The public perception of medication and treatment is a major obstacle to improving healthcare in India, says Monica Lakhanpaul (a leading professor of integrated community child health). India is a country deeply rooted in tradition. This often means that many in the population are not eager to accept modern technological or medical intervention, she says.

Lakhanpaul mentioned at the Difficult Dialogues summit that “People have different levels of acceptance for medication because of their socio-cultural assumptions and prejudices”. Also criticised was India’s continued refusal to appoint the necessary funds to the healthcare system to deal with many diseases and situations that are swiftly becoming overwhelming.

An important avenue for health expenditure is education. Many Indians, particularly in rural areas where western style medicine is not as readily available, prefer holistic treatment and natural remedies. This is a part of Indian culture and has been practised for hundreds of years. Many are unwilling to receive modern treatment at the expense of tradition.

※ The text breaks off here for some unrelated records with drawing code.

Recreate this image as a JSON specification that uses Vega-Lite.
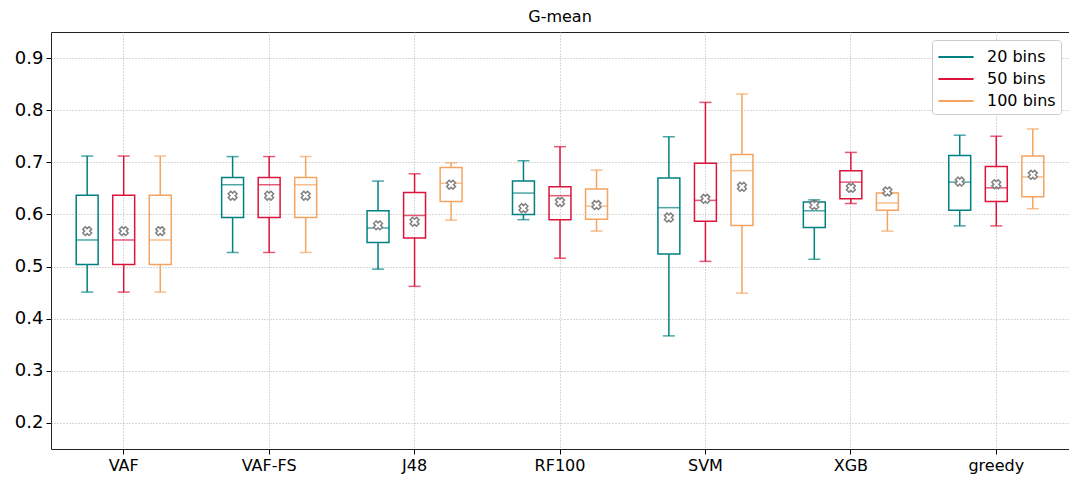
{
  "$schema": "https://vega.github.io/schema/vega-lite/v6.json",
  "width": 1018,
  "height": 417,
  "autosize": {"type": "none"},
  "padding": {"left": 51, "top": 32, "right": 0, "bottom": 31},
  "background": "white",
  "config": {
    "font": "DejaVu Sans",
    "view": {"stroke": "#222", "strokeWidth": 1},
    "axis": {"labelColor": "black", "tickColor": "black", "domain": false, "gridColor": "#b0b0b0", "gridDash": [1, 2], "gridWidth": 1, "labelFont": "DejaVu Sans"}
  },
  "title": {"text": "G-mean", "fontSize": 16, "fontWeight": "normal", "font": "DejaVu Sans", "offset": 7, "color": "black"},
  "data": {
    "values": [
      {"model": "VAF", "bins": "20 bins", "min": 0.451, "q1": 0.504, "median": 0.551, "q3": 0.637, "max": 0.712, "mean": 0.568},
      {"model": "VAF", "bins": "50 bins", "min": 0.451, "q1": 0.504, "median": 0.551, "q3": 0.637, "max": 0.712, "mean": 0.568},
      {"model": "VAF", "bins": "100 bins", "min": 0.451, "q1": 0.504, "median": 0.551, "q3": 0.637, "max": 0.712, "mean": 0.568},
      {"model": "VAF-FS", "bins": "20 bins", "min": 0.527, "q1": 0.594, "median": 0.657, "q3": 0.671, "max": 0.711, "mean": 0.636},
      {"model": "VAF-FS", "bins": "50 bins", "min": 0.527, "q1": 0.594, "median": 0.657, "q3": 0.671, "max": 0.711, "mean": 0.636},
      {"model": "VAF-FS", "bins": "100 bins", "min": 0.527, "q1": 0.594, "median": 0.657, "q3": 0.671, "max": 0.711, "mean": 0.636},
      {"model": "J48", "bins": "20 bins", "min": 0.495, "q1": 0.546, "median": 0.574, "q3": 0.607, "max": 0.664, "mean": 0.579},
      {"model": "J48", "bins": "50 bins", "min": 0.462, "q1": 0.555, "median": 0.598, "q3": 0.642, "max": 0.678, "mean": 0.586},
      {"model": "J48", "bins": "100 bins", "min": 0.589, "q1": 0.625, "median": 0.660, "q3": 0.690, "max": 0.699, "mean": 0.657},
      {"model": "RF100", "bins": "20 bins", "min": 0.590, "q1": 0.600, "median": 0.641, "q3": 0.664, "max": 0.703, "mean": 0.612},
      {"model": "RF100", "bins": "50 bins", "min": 0.516, "q1": 0.590, "median": 0.636, "q3": 0.653, "max": 0.730, "mean": 0.624},
      {"model": "RF100", "bins": "100 bins", "min": 0.568, "q1": 0.591, "median": 0.616, "q3": 0.649, "max": 0.685, "mean": 0.618},
      {"model": "SVM", "bins": "20 bins", "min": 0.367, "q1": 0.524, "median": 0.613, "q3": 0.670, "max": 0.749, "mean": 0.594},
      {"model": "SVM", "bins": "50 bins", "min": 0.510, "q1": 0.587, "median": 0.627, "q3": 0.698, "max": 0.815, "mean": 0.630},
      {"model": "SVM", "bins": "100 bins", "min": 0.449, "q1": 0.579, "median": 0.684, "q3": 0.715, "max": 0.831, "mean": 0.653},
      {"model": "XGB", "bins": "20 bins", "min": 0.514, "q1": 0.575, "median": 0.607, "q3": 0.624, "max": 0.628, "mean": 0.618},
      {"model": "XGB", "bins": "50 bins", "min": 0.621, "q1": 0.630, "median": 0.662, "q3": 0.684, "max": 0.719, "mean": 0.651},
      {"model": "XGB", "bins": "100 bins", "min": 0.568, "q1": 0.608, "median": 0.622, "q3": 0.641, "max": 0.642, "mean": 0.644},
      {"model": "greedy", "bins": "20 bins", "min": 0.578, "q1": 0.608, "median": 0.662, "q3": 0.713, "max": 0.752, "mean": 0.663},
      {"model": "greedy", "bins": "50 bins", "min": 0.578, "q1": 0.625, "median": 0.651, "q3": 0.692, "max": 0.750, "mean": 0.658},
      {"model": "greedy", "bins": "100 bins", "min": 0.611, "q1": 0.634, "median": 0.672, "q3": 0.712, "max": 0.764, "mean": 0.676}
    ]
  },
  "encoding": {
    "x": {
      "field": "model", "type": "nominal",
      "sort": ["VAF", "VAF-FS", "J48", "RF100", "SVM", "XGB", "greedy"],
      "scale": {"paddingInner": 0, "paddingOuter": 0},
      "axis": {"title": null, "labelAngle": 0, "labelFontSize": 16, "tickSize": 5, "labelPadding": 3, "grid": true, "bandPosition": 0.5}
    },
    "xOffset": {
      "field": "bins", "type": "nominal",
      "sort": ["20 bins", "50 bins", "100 bins"],
      "scale": {"paddingInner": 0.4, "paddingOuter": 0.69}
    }
  },
  "layer": [
    {
      "mark": {"type": "rule", "strokeWidth": 1.5},
      "encoding": {
        "y": {"field": "min", "type": "quantitative", "scale": {"domain": [0.15, 0.95], "nice": false, "zero": false},
          "axis": {"title": null, "values": [0.2, 0.3, 0.4, 0.5, 0.6, 0.7, 0.8, 0.9], "format": ".1f", "labelFontSize": 18, "tickSize": 5, "labelPadding": 3, "grid": true}},
        "y2": {"field": "q1"},
        "stroke": {
          "field": "bins", "type": "nominal",
          "scale": {"domain": ["20 bins", "50 bins", "100 bins"], "range": ["#008080", "#dc143c", "#f4a460"]},
          "legend": {
            "title": null, "orient": "top-right", "offset": 8,
            "symbolType": "M-1.6,0L1.6,0", "symbolSize": 484, "symbolStrokeWidth": 2, "symbolOffset": 7,
            "labelFontSize": 16, "labelFont": "DejaVu Sans", "labelColor": "black", "labelOffset": 19,
            "rowPadding": 2, "padding": 5, "strokeColor": "#cccccc", "fillColor": "white", "cornerRadius": 3
          }
        }
      }
    },
    {
      "mark": {"type": "rule", "strokeWidth": 1.5},
      "encoding": {
        "y": {"field": "q3", "type": "quantitative"},
        "y2": {"field": "max"},
        "stroke": {"field": "bins", "type": "nominal"}
      }
    },
    {
      "mark": {"type": "bar", "filled": false, "strokeWidth": 1.5, "fill": null},
      "encoding": {
        "y": {"field": "q1", "type": "quantitative"},
        "y2": {"field": "q3"},
        "stroke": {"field": "bins", "type": "nominal"}
      }
    },
    {
      "mark": {"type": "tick", "thickness": 1.5, "size": 22},
      "encoding": {
        "y": {"field": "median", "type": "quantitative"},
        "color": {"field": "bins", "type": "nominal", "scale": {"domain": ["20 bins", "50 bins", "100 bins"], "range": ["#008080", "#dc143c", "#f4a460"]}, "legend": null}
      }
    },
    {
      "mark": {"type": "tick", "thickness": 1.5, "size": 12},
      "encoding": {
        "y": {"field": "min", "type": "quantitative"},
        "color": {"field": "bins", "type": "nominal", "legend": null}
      }
    },
    {
      "mark": {"type": "tick", "thickness": 1.5, "size": 12},
      "encoding": {
        "y": {"field": "max", "type": "quantitative"},
        "color": {"field": "bins", "type": "nominal", "legend": null}
      }
    },
    {
      "mark": {"type": "point", "shape": "cross", "angle": 45, "filled": true, "fill": "white", "stroke": "#808080", "strokeWidth": 1.5, "size": 80, "opacity": 1},
      "encoding": {
        "y": {"field": "mean", "type": "quantitative"}
      }
    }
  ]
}
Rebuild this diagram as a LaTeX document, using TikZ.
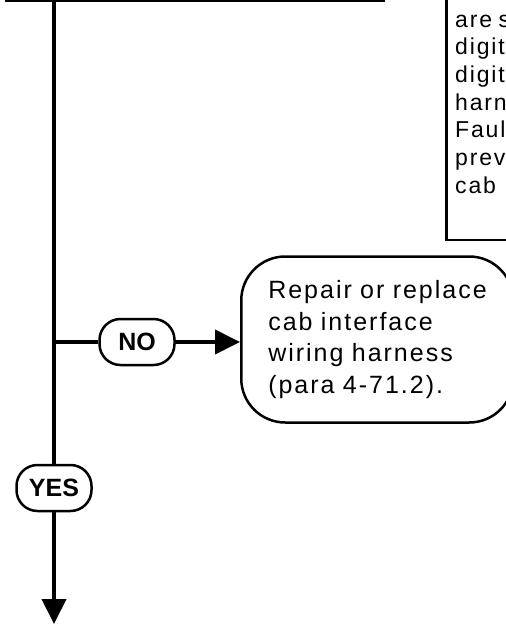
\documentclass[tikz,border=0pt]{standalone}
\usepackage{fontspec}
\setmainfont{Liberation Sans}
\newfontfamily\stepfont[LetterSpace=8, WordSpace=0.8]{Liberation Sans}
\usetikzlibrary{arrows.meta, positioning}

\begin{document}
\begin{tikzpicture}[
  x=1pt, y=-1pt,
  flow/.style={line width=4pt},
  arr/.style={flow, -{Triangle[length=25pt, width=24pt]}},
  infobox/.style={draw, line width=2.5pt, fill=white},
  action/.style={draw, line width=2.5pt, rounded corners=44pt, align=left,
                 text width=218pt, inner xsep=27pt, minimum height=166pt,
                 font=\stepfont\fontsize{25}{31.7}\selectfont},
  answer/.style={draw, line width=2.5pt, fill=white, rounded corners=21pt,
                 minimum width=75pt, minimum height=46pt, inner sep=0pt,
                 font=\fontsize{25}{25}\selectfont\bfseries},
  notetext/.style={anchor=base west, inner sep=0pt,
                   font=\stepfont\fontsize{23}{27}\selectfont}
]
\useasboundingbox (0,0) rectangle (506,625);
\clip (0,0) rectangle (506,625);

% boxes cut off by the page edge
\node[infobox, anchor=south west, minimum width=377pt, minimum height=40pt] (check) at (5,2) {};
\node[infobox, anchor=south west, minimum width=100pt, minimum height=280pt] (note) at (445,241) {};
\foreach \t [count=\i] in {are s, digit, digit, harn, Faul, prev, cab}
  \node[notetext] (note\i) at (455,{27+27.7*(\i-1)}) {\t};

\coordinate (top) at (54,2);
\coordinate (branch) at (54,342);
\coordinate (bottom) at (54,624);

\node[answer] (no) at (137,342) {NO};
\node[action, anchor=west] (repair) at (240,339.5)
  {Repair or replace\\cab interface\\wiring harness\\(para 4-71.2).};
\node[answer] (yes) at (54,488) {YES};

\draw[flow] (top) -- (yes);
\draw[flow] (branch) -- (no);
\draw[arr] (no) -- (no -| repair.west);
\draw[arr] (yes) -- (bottom);
\end{tikzpicture}
\end{document}
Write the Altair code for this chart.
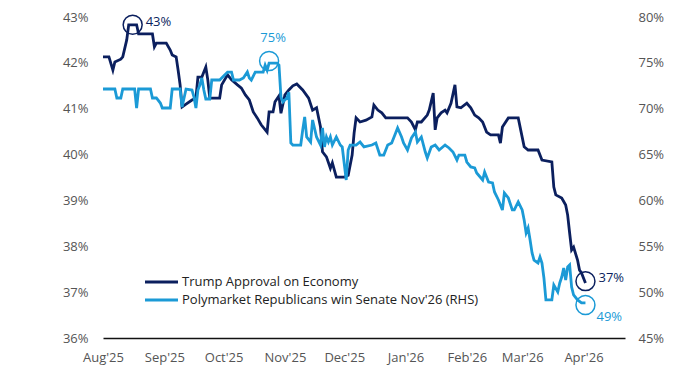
import altair as alt
import pandas as pd

# ---- data ----
dark_dates = [
    "2025-08-01","2025-08-04","2025-08-06","2025-08-07","2025-08-10","2025-08-11","2025-08-13","2025-08-14","2025-08-18","2025-08-19","2025-08-26","2025-08-27","2025-08-28",
    "2025-09-02","2025-09-04","2025-09-05","2025-09-07","2025-09-08","2025-09-09","2025-09-10","2025-09-12","2025-09-15","2025-09-17","2025-09-18","2025-09-20","2025-09-22","2025-09-23","2025-09-24","2025-09-29","2025-09-30",
    "2025-10-03","2025-10-05","2025-10-08","2025-10-10","2025-10-12","2025-10-14","2025-10-16","2025-10-18","2025-10-20","2025-10-23","2025-10-24","2025-10-26","2025-10-27","2025-10-29","2025-10-30",
    "2025-11-01","2025-11-03","2025-11-05","2025-11-07","2025-11-10","2025-11-13","2025-11-15","2025-11-17","2025-11-19","2025-11-20","2025-11-22","2025-11-24","2025-11-25","2025-11-27",
    "2025-12-01","2025-12-03","2025-12-05","2025-12-06","2025-12-07","2025-12-09","2025-12-12","2025-12-15","2025-12-16","2025-12-18","2025-12-20","2025-12-22",
    "2026-01-02","2026-01-04","2026-01-06","2026-01-07","2026-01-09","2026-01-12","2026-01-13","2026-01-15","2026-01-16","2026-01-17","2026-01-19","2026-01-21","2026-01-22","2026-01-24","2026-01-26","2026-01-27","2026-01-29",
    "2026-02-01","2026-02-03","2026-02-05","2026-02-07","2026-02-09","2026-02-11","2026-02-13","2026-02-17","2026-02-18","2026-02-19","2026-02-22","2026-02-27",
    "2026-03-01","2026-03-02","2026-03-04","2026-03-09","2026-03-11","2026-03-16","2026-03-17","2026-03-18","2026-03-21","2026-03-23","2026-03-24","2026-03-25","2026-03-26","2026-03-27","2026-03-29","2026-03-30","2026-03-31",
    "2026-04-02",
]
dark_vals = [
    42.13,42.13,41.84,42.02,42.08,42.13,42.5,42.83,42.83,42.63,42.63,42.35,42.43,
    42.43,42.28,42.17,42.13,41.84,41.52,41.04,41.1,41.19,41.23,41.69,41.69,41.91,41.63,41.23,41.23,41.52,
    41.74,41.63,41.52,41.45,41.3,41.19,40.93,40.8,40.65,40.49,40.93,40.93,41.15,41.28,40.9,
    41.3,41.41,41.5,41.54,41.41,41.23,40.97,41.02,40.6,40.06,39.95,39.7,39.82,39.51,
    39.51,39.55,39.99,40.47,40.8,40.71,40.75,40.82,41.08,40.97,40.91,40.8,
    40.8,40.71,40.54,40.71,40.71,40.86,40.97,41.34,40.54,40.8,40.91,40.97,40.91,41.12,41.52,41.04,41.02,
    41.12,41.02,40.86,40.8,40.71,40.49,40.43,40.43,40.25,40.6,40.8,40.8,
    40.38,40.17,40.1,40.1,39.88,39.84,39.29,39.12,39.05,38.9,38.68,38.29,37.92,37.98,37.7,37.48,37.42,
    37.2,
]

light_dates = [
    "2025-08-01","2025-08-07","2025-08-08","2025-08-10","2025-08-11","2025-08-17","2025-08-18","2025-08-19","2025-08-25","2025-08-26","2025-08-28","2025-08-30","2025-08-31",
    "2025-09-04","2025-09-05","2025-09-09","2025-09-10","2025-09-11","2025-09-12","2025-09-15","2025-09-16","2025-09-17","2025-09-18","2025-09-19","2025-09-20","2025-09-21","2025-09-22","2025-09-24","2025-09-25","2025-09-29",
    "2025-10-03","2025-10-05","2025-10-06","2025-10-09","2025-10-11","2025-10-13","2025-10-14","2025-10-15","2025-10-17","2025-10-21","2025-10-22","2025-10-23","2025-10-24","2025-10-28","2025-10-29","2025-10-30","2025-10-31",
    "2025-11-02","2025-11-03","2025-11-04","2025-11-05","2025-11-09","2025-11-10","2025-11-11","2025-11-12","2025-11-14","2025-11-15","2025-11-17","2025-11-19","2025-11-20","2025-11-21","2025-11-22","2025-11-23","2025-11-24","2025-11-25","2025-11-27","2025-11-29","2025-11-30",
    "2025-12-02","2025-12-03","2025-12-04","2025-12-07","2025-12-09","2025-12-11","2025-12-15","2025-12-17","2025-12-19","2025-12-21","2025-12-23","2025-12-25","2025-12-27","2025-12-28","2025-12-30","2025-12-31",
    "2026-01-02","2026-01-04","2026-01-06","2026-01-07","2026-01-09","2026-01-11","2026-01-12","2026-01-14","2026-01-16","2026-01-18","2026-01-21","2026-01-23","2026-01-25","2026-01-27","2026-01-28","2026-01-31",
    "2026-02-01","2026-02-03","2026-02-05","2026-02-06","2026-02-09","2026-02-10","2026-02-12","2026-02-14","2026-02-15","2026-02-17","2026-02-19","2026-02-20","2026-02-22","2026-02-24","2026-02-25","2026-02-27",
    "2026-03-01","2026-03-02","2026-03-03","2026-03-04","2026-03-05","2026-03-06","2026-03-07","2026-03-09","2026-03-10","2026-03-11","2026-03-12","2026-03-13","2026-03-16","2026-03-17","2026-03-19","2026-03-20","2026-03-21","2026-03-22","2026-03-23","2026-03-24","2026-03-25","2026-03-26","2026-03-27","2026-03-29","2026-03-31",
    "2026-04-02",
]
light_vals = [
    72.15,72.15,71.17,71.17,72.15,72.15,70.08,72.15,72.15,71.17,71.17,70.62,70.08,
    70.08,72.15,72.15,70.19,71.17,72.15,72.04,71.28,70.08,72.04,72.59,73.35,72.04,71.06,71.06,73.13,73.13,
    74.0,74.0,73.13,73.13,73.35,74.0,73.35,73.13,74.0,74.0,74.76,74.2,74.98,74.98,74.76,71.28,70.73,
    71.17,71.8,66.26,66.04,66.04,67.68,69.1,66.92,66.37,68.77,66.92,66.04,67.9,65.83,66.92,66.37,66.92,66.04,66.92,66.04,65.83,
    62.23,65.5,66.04,66.04,66.37,65.83,66.04,66.26,64.95,64.95,66.04,66.26,67.35,67.9,66.92,66.26,
    65.5,66.81,67.46,66.37,66.92,65.28,64.63,65.83,66.04,65.5,66.04,65.72,65.28,64.41,64.95,64.95,
    64.19,63.65,63.54,63.0,62.23,63.1,62.0,61.9,60.92,60.05,58.96,60.81,60.27,58.96,58.96,59.83,
    58.96,57.87,56.45,57.0,55.69,54.27,53.5,53.18,53.83,53.18,51.54,49.15,49.15,50.78,50.02,51.0,51.65,52.63,51.33,52.74,52.96,50.56,49.69,49.15,48.82,
    48.82,
]

x_tick_months = [(2025, 8), (2025, 9), (2025, 10), (2025, 11), (2025, 12),
                 (2026, 1), (2026, 2), (2026, 3), (2026, 4)]
left_ticks = [36, 37, 38, 39, 40, 41, 42, 43]
right_ticks = [45, 50, 55, 60, 65, 70, 75, 80]

dark_ann_dates = ["2025-08-16", "2026-04-02"]
dark_ann_vals = [42.83, 37.24]
dark_ann_labels = ["43%", "37%"]
light_ann_dates = ["2025-10-24", "2026-04-02"]
light_ann_vals = [75.2, 48.6]
light_ann_labels = ["75%", "49%"]

series_names = ["Trump Approval on Economy", "Polymarket Republicans win Senate Nov'26 (RHS)"]

# ---- styling ----
NAVY = "#0b1f5e"
BLUE = "#1b9ad6"
FONT = "Open Sans"
LABEL_COLOR = "#555555"

assert len(dark_dates) == len(dark_vals)
assert len(light_dates) == len(light_vals)

dark_df = pd.DataFrame({"date": dark_dates, "value": dark_vals})
light_df = pd.DataFrame({"date": light_dates, "value": light_vals})
dark_ann = pd.DataFrame({"date": dark_ann_dates, "value": dark_ann_vals, "label": dark_ann_labels})
light_ann = pd.DataFrame({"date": light_ann_dates, "value": light_ann_vals, "label": light_ann_labels})

x_enc = alt.X(
    "date:T",
    title=None,
    scale=alt.Scale(
        type="utc",
        domain=[alt.DateTime(year=2025, month=8, date=1, utc=True),
                alt.DateTime(year=2026, month=4, date=22, utc=True)],
        nice=False,
    ),
    axis=alt.Axis(
        values=[alt.DateTime(year=y, month=m, date=1, utc=True) for y, m in x_tick_months],
        labelExpr='utcFormat(datum.value, "%b\'%y")',
        ticks=False, grid=False, domainColor="#111111", domainWidth=1.5,
        labelFont=FONT, labelFontSize=13, labelColor=LABEL_COLOR,
        labelPadding=13, labelFlush=False, labelOverlap=False,
    ),
)

axis_left = alt.Axis(
    orient="left", values=left_ticks, labelExpr="datum.value + '%'",
    domain=False, ticks=False, grid=False, labelPadding=15,
    labelFont=FONT, labelFontSize=13, labelColor=LABEL_COLOR,
)
axis_right = alt.Axis(
    orient="right", values=right_ticks, labelExpr="datum.value + '%'",
    domain=False, ticks=False, grid=False, labelPadding=13,
    labelFont=FONT, labelFontSize=13, labelColor=LABEL_COLOR,
)
y_left = alt.Y("value:Q", title=None, scale=alt.Scale(domain=[36, 43], nice=False, zero=False), axis=axis_left)
y_right = alt.Y("value:Q", title=None, scale=alt.Scale(domain=[45, 80], nice=False, zero=False), axis=axis_right)

dark_line = alt.Chart(dark_df).mark_line(color=NAVY, strokeWidth=2.8).encode(x=x_enc, y=y_left)
dark_circ = alt.Chart(dark_ann).mark_point(shape="circle", filled=False, size=360, color=NAVY, strokeWidth=1.5, opacity=1).encode(x=x_enc, y=y_left)
dark_txt = alt.Chart(dark_ann).mark_text(align="left", baseline="middle", dx=13, dy=-3, font=FONT, fontSize=13, color=NAVY).encode(x=x_enc, y=y_left, text="label:N")

one_row = alt.Data(values=[{"k": 1}])
leg_rule1 = alt.Chart(one_row).mark_rule(color=NAVY, strokeWidth=3).encode(x=alt.value(42), x2=alt.value(75), y=alt.value(265))
leg_rule2 = alt.Chart(one_row).mark_rule(color=BLUE, strokeWidth=3).encode(x=alt.value(42), x2=alt.value(75), y=alt.value(283))
leg_txt1 = alt.Chart(one_row).mark_text(align="left", baseline="middle", font=FONT, fontSize=13, color="#222222").encode(
    x=alt.value(79), y=alt.value(265), text=alt.value(series_names[0]))
leg_txt2 = alt.Chart(one_row).mark_text(align="left", baseline="middle", font=FONT, fontSize=13, color="#222222").encode(
    x=alt.value(79), y=alt.value(283), text=alt.value(series_names[1]))

light_line = alt.Chart(light_df).mark_line(color=BLUE, strokeWidth=2.8).encode(x=x_enc, y=y_right)
light_circ = alt.Chart(light_ann).mark_point(shape="circle", filled=False, size=360, color=BLUE, strokeWidth=1.5, opacity=1).encode(x=x_enc, y=y_right)
light_txt75 = alt.Chart(light_ann).transform_filter(alt.datum.label == "75%").mark_text(
    align="center", baseline="middle", dx=4, dy=-23, font=FONT, fontSize=13, color=BLUE).encode(x=x_enc, y=y_right, text="label:N")
light_txt49 = alt.Chart(light_ann).transform_filter(alt.datum.label == "49%").mark_text(
    align="left", baseline="middle", dx=11, dy=12, font=FONT, fontSize=13, color=BLUE).encode(x=x_enc, y=y_right, text="label:N")

dark_group = alt.layer(dark_line, dark_circ, dark_txt, leg_rule1, leg_rule2, leg_txt1, leg_txt2)
light_group = alt.layer(light_line, light_circ, light_txt75, light_txt49)

chart = (
    alt.layer(dark_group, light_group)
    .resolve_scale(y="independent")
    .properties(
        width=522, height=321,
        autosize=alt.AutoSizeParams(type="none"),
        padding={"left": 95, "top": 9, "right": 60, "bottom": 30},
        background="white",
    )
    .configure_view(stroke=None)
)

chart.save("out.html", embed_options={"renderer": "svg", "actions": False})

For many however, it is a simple matter of the out of pocket expenditure that comes attached to many medical treatments that dissuades them from accessing medical treatment. Since most of India is covered by private medical institutes, with many areas lacking government funded coverage, often the high prices incurred lead people to rely on cheaper alternatives such as holistic treatment.

India’s current economic and cultural situation is a complex one. Many rural areas adamantly adhere to their traditional culture., Their farming communities are in the same condition now as they were generations ago. The conditions of India’s cities could not be more different, where the country’s industrial revolution has sparked change on a cataclysmic scale. This revolution has benefited India economically, but often at the expense of people’s health. These cities are now becoming so polluted from the rapid expansion of industry that 80,665 premature deaths from pollution-related illnesses are said to have occurred in 2015 in Delhi and Mumbai alone.

These two situations, though markedly different, do not exist in isolation. Air pollution affects areas far outside the industrial cities that cause them, causing damage to crops that some statistical studies suggest to be as high as a 36 percent reduction since 1980. The impact of resultant climate change and pollution also causes many of the same health conditions to those in surrounding rural communities as those in the cities.

The high density populations of the cities provide breeding grounds for many infectious diseases, which can then be spread to rural communities through interactions such as trading. Modern day transport systems act as vectors for the transmission of these infections to other regions, presenting rural and tribal communities with disease burdens they would not have been exposed to in the past.

As mentioned by Professor Lakhanpaul, potentially the only way of introducing better standards of medical care to communities and individuals who would otherwise refuse it is through better education. This could either be through schooling or through public events such as the recent artistic medical expo hosted at Thiruvananthapuram Medical college which has drawn a large amount of public attention.

People are, however, often set in their ways. It may be the case that this issue of the lack of acceptance of modern medicine resolves itself on a generational basis. As more and more Indians become accustomed to modern technology, with younger and future generations growing up not knowing life without modern technology, the stigma surrounding western medicine may disappear. Despite this, for many modern medicine is still beyond reach whether they accept it or not.